If local regulatory approvals are required, evidence that the supplier has the correct approvals in place.
Also, if the supplier intends to subcontract any aspect of the services, then similar information should be requested on those entities too.
In addition to analyzing the above information, the customer should carry out its own independent research into the supplier. This might include checking the supplier’s regulatory and accounting history with the relevant authorities, checking news articles about the supplier and, possibly, checking court records to see if the supplier has been or is involved in any litigation that in some way calls into question its ability to provide the services or could impact its financial standing. Further, the customer will typically want to undertake one or more site visits so it can see the supplier’s operation for itself.
Analysis is the key.
Gathering the information is only part of the process. The real work is analyzing it to identify potential risks. No supplier is perfect. The due diligence process will undoubtedly uncover some areas of risk (in fact, you might question the thoroughness of a due diligence process that does not reveal any risks).

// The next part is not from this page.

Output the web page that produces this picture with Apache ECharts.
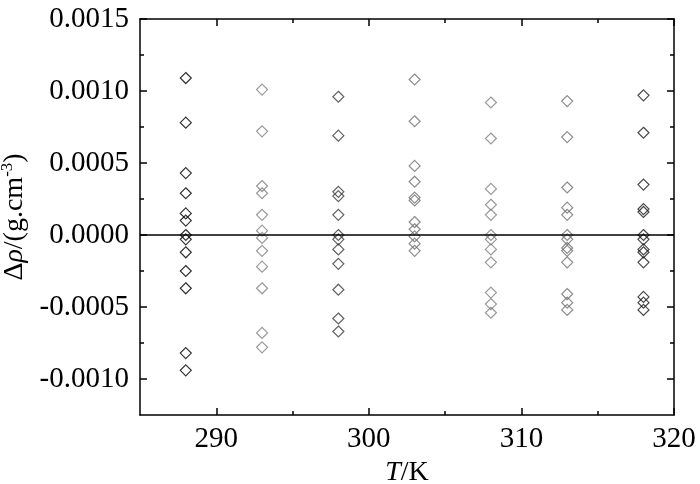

The customer can then make an informed decision about whether or not it wants to proceed with the transaction. Often, risks can be dealt with by working together with the supplier to create a risk management process that identifies, assesses and manages any risks that emerge during the due diligence process, and which might impact the later phases of the project. To assist with this, a risk register is often set up based on the information arising from the due diligence phase, so the parties can agree how those risks will be managed. The risk register then becomes a living document that will be completed, updated, and acted upon on an ongoing basis throughout the life of the project.
Taking time at the start to get to know your traveling partner well won’t guarantee an entirely smooth journey, but it will help ensure that, from the outset, a good number of risks are avoided or at least mitigated to an acceptable level.